The draft Wales Bill that will be published by the UK Government in the autumn has the potential to be a genuinely transformative piece of legislation for Wales, even before considering whether currently ‘out-of-favour’ Silk II proposals such as police and aspects of justice are reintroduced or not. But it also has the potential to trigger a major constitutional crisis of a sort not seen before in Wales if the UK Government tries to manipulate the settlement by sleight of hand. The resolve of the new Welsh polity and its attendant civil society to protect its hard-won ‘freedoms’ has never been tested in anger before, but with Whitehall having bigger European and Scottish fish to fry, I’m not sure that Cardiff has got anything to lose by standing its ground and taking it all the way if necessary.

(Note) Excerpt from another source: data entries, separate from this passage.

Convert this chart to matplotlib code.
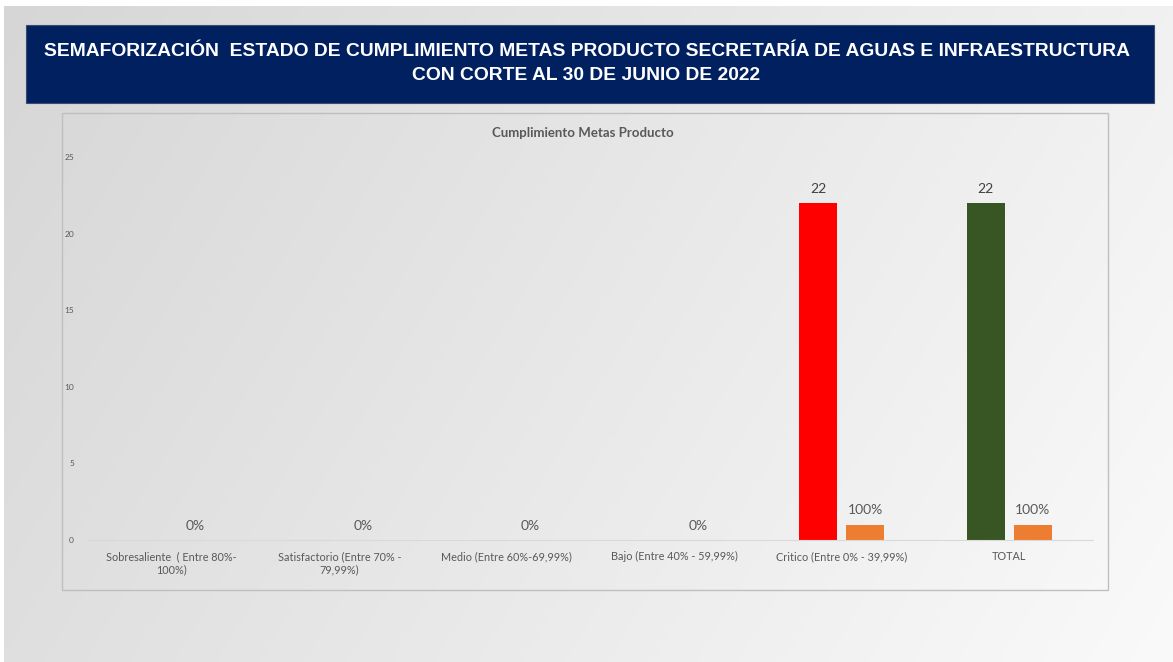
import numpy as np
import matplotlib
matplotlib.use("Agg")
import matplotlib.pyplot as plt
from matplotlib.patches import Rectangle

# data
categories = ["Sobresaliente  ( Entre 80%-\n100%)", "Satisfactorio (Entre 70% -\n79,99%)",
              "Medio (Entre 60%-69,99%)", "Bajo (Entre 40% - 59,99%)",
              "Critico (Entre 0% - 39,99%)", "TOTAL"]
counts = [0, 0, 0, 0, 22, 22]
shares = [0, 0, 0, 0, 1, 1]          # 100% drawn as 1 on the count axis
share_labels = ["0%", "0%", "0%", "0%", "100%", "100%"]
count_colors = ["#FF0000", "#FF0000", "#FF0000", "#FF0000", "#FF0000", "#375623"]
yticks = [0, 5, 10, 15, 20, 25]

W, H = 1173, 662
fig = plt.figure(figsize=(W / 100, H / 100), dpi=100)
fig.patch.set_facecolor("white")

# slide background gradient
bg = fig.add_axes([4 / W, 0, 1 - 4 / W, 1 - 6 / H])
xx, yy = np.meshgrid(np.linspace(0, 1, 300), np.linspace(0, 1, 200))
g = 0.84 + 0.14 * (0.75 * xx + 0.25 * (1 - yy))
bg.imshow(np.dstack([g, g, g]), aspect="auto", origin="lower", extent=[0, 1, 0, 1])
bg.set_axis_off()

# title banner
fig.patches.append(Rectangle((26 / W, 1 - 103 / H), (1154 - 26) / W, 78 / H,
                             transform=fig.transFigure, facecolor="#002060",
                             edgecolor="#3a4a70", lw=0.8, zorder=1))
fig.text(0.5, 1 - 52 / H, "SEMAFORIZACIÓN  ESTADO DE CUMPLIMIENTO METAS PRODUCTO SECRETARÍA DE AGUAS E INFRAESTRUCTURA",
         ha="center", va="center", color="white", fontsize=13.9, fontweight="bold",
         family="Liberation Sans", zorder=2)
fig.text(0.5, 1 - 75 / H, "CON CORTE AL 30 DE JUNIO DE 2022",
         ha="center", va="center", color="white", fontsize=13.9, fontweight="bold",
         family="Liberation Sans", zorder=2)

# chart frame
fig.patches.append(Rectangle((62 / W, 1 - 590 / H), (1108 - 62) / W, (590 - 113) / H,
                             transform=fig.transFigure, facecolor="none",
                             edgecolor="#bfbfbf", lw=1.0, zorder=1))
fig.text(583 / W, 1 - 133 / H, "Cumplimiento Metas Producto", ha="center", va="center",
         color="#595959", fontsize=9.5, fontweight="bold", family="Lato")

ax = fig.add_axes([88 / W, 1 - 540 / H, (1093 - 88) / W, (540 - 157) / H])
ax.set_facecolor("none")
x = np.arange(len(categories))
off, bw = 0.14, 0.225
ax.bar(x - off, counts, bw, color=count_colors)
ax.bar(x + off, shares, bw, color="#ED7D31")

for xi, v in zip(x, counts):
    if v:
        ax.text(xi - off, v + 0.55, str(v), ha="center", va="bottom", fontsize=10,
                color="#404040", family="Lato")
for xi, v, lab in zip(x, shares, share_labels):
    ax.text(xi + off, v + 0.55, lab, ha="center", va="bottom",
            fontsize=10, color="#595959", family="Lato")

ax.set_xlim(-0.5, len(categories) - 0.5)
ax.set_ylim(0, 25)
ax.set_yticks(yticks)
ax.set_yticklabels([str(t) for t in yticks], fontsize=6, color="#595959", family="Lato")
ax.set_xticks(x)
ax.set_xticklabels(categories, fontsize=7.8, color="#595959", family="Lato")
ax.tick_params(axis="both", length=0)
ax.tick_params(axis="y", pad=10)
ax.tick_params(axis="x", pad=8)
for s in ["top", "right", "left"]:
    ax.spines[s].set_visible(False)
ax.spines["bottom"].set_color("#d9d9d9")

fig.savefig("out.png", dpi=100)
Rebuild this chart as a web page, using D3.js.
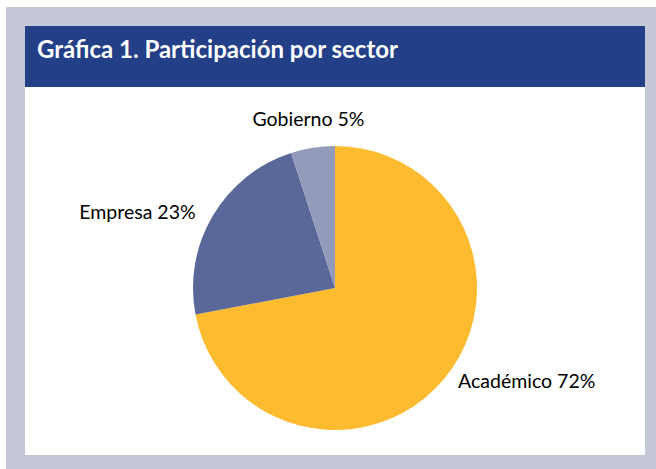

It is telling, but perhaps not unsurprising, that Professor Tomkins (a scholar on Scottish constitutional matters) made the most insightful comment of yesterday’s session in my opinion. As David Cameron desperately seeks to put an end to the 20-year ‘constitutional question’ and establish his legacy as ‘the Prime Minister who saved the Union and reinvented the UK’, Wales finds itself in a position of tremendous “leverage”. Welsh politicians who choose to help Mr Cameron realise this legacy will get pretty much anything they ask for at the moment in Professor Tomkins’ opinion. Rather than fighting a rear-guard action to cling on to powers that we already have, shouldn’t our leaders be ‘in the faces’ of Messrs Cameron and Osborne demanding much, much more? Silk II in its entirety for example? Home Rule perhaps?